Sebbene, lo scopo della tassazione sia intuitivamente evidente, e, sicuramente, l’intento per le Casse statali di recuperare introiti derivanti da redditi prodotti nel proprio Paese non può che riconoscersi intrinseco e necessario al beneficio della collettività, il censore principale ha la veste europea. (per un approfondimento sul dibattito europeo clicca qui)
Una previsione di questo tipo, infatti, infrangerebbe accordi sottesi al Mercato Unico, principale cardine dell’intero sistema comunitario; dove, tra l’altro, la libera circolazione delle merci e dei servizi rappresenta, al contempo, natura ed obiettivo su scala sovranazionale.
La delineazione, inoltre, di confini fiscalmente rilevanti in uno spazio, la Rete, che per definizione, o almeno empaticamente, confine non ne ha, genera malumori anche tra chi vede nelle potenzialità offerte dal mondo digitale, non l’alternativa, ma la lineare evoluzione della quotidianità.
La fiducia nella tassazione del web colpisce anche la Spagna.
Come è noto, nell’ottobre scorso, è stata approvata la legge che prevede il pagamento di un contributo a favore degli organi di informazioni per i loro contenuti coperti da copyright qualora linkati da siti web terzi, blog o aggregatori di notizie, come Google News: una web tax, questa, che rimarca la delicatezza di un settore, quello del diritto d’autore, continuamente esposto a violazioni online.
La scia euforica di un’ Europa contraddittoria porta ad un interrogativo di fondo: la tassazione è la soluzione o una della vie percorribili, una semplice opzione?

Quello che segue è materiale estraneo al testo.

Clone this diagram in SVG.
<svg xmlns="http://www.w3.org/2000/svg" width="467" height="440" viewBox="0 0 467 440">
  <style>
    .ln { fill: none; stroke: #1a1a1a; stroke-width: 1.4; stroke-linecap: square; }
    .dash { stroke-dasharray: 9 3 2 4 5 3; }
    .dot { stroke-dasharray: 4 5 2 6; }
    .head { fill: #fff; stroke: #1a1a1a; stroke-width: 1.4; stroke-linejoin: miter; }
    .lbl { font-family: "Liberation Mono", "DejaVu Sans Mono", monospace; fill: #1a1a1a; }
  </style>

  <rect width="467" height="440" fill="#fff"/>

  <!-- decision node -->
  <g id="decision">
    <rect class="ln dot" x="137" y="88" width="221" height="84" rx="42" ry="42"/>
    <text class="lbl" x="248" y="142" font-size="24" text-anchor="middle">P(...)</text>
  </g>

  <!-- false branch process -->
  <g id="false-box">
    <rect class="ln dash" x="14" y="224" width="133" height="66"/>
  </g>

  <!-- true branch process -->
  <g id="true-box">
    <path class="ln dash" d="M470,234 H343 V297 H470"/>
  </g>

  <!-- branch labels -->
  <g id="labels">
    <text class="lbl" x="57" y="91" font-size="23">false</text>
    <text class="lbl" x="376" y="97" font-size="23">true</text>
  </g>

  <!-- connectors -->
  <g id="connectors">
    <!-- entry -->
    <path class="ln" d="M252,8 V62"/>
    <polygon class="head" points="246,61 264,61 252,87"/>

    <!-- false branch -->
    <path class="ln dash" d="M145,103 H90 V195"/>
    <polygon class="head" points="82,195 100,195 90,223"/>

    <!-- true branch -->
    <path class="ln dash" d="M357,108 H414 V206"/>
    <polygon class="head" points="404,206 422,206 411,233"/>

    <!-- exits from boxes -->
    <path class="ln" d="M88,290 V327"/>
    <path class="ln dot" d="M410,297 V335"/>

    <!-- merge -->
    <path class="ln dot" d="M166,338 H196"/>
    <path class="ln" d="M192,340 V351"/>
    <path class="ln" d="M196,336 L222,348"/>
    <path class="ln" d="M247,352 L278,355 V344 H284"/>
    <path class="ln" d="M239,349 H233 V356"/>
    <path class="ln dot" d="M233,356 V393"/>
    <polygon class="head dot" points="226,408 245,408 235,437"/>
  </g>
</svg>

Per quanto rigurda poi l’Italia, tra dibattiti politici e proroghe, che fine ha fatto la web tax?
Una domanda che sorge spostanea dato che, qualche giorno fa, con l’emanazione del decreto legislativo attuativo della nuova disciplina europea sulla vendita dei servizi on line dei servizi telematici viene sancito l’obbligo, per chi il servizio lo fornisce, di versare l’ IVA nel Paese di destinazione, o nello Stato di residenza o di domicilio del relative beneficiario.
Obbligo contributivo, questo, che verrebbe ad essere soddisfatto, quindi, a prescindere dall’effettivo stabilimento della sede in Italia di un big di Internet (i c.d. Over The Top), e, conseguentemente, a prescindere dall’apertura della partita IVA, ma che scatterebbe per il solo fatto della fornitura, nel nostro Paese, di servizi prima indicati.
Sulla efficacia o meno del sistema, le voci sono ancora discordanti; una soluzione univoca non c’è, ma dovrebbero esserci tanti passi costanti verso un’etica globale.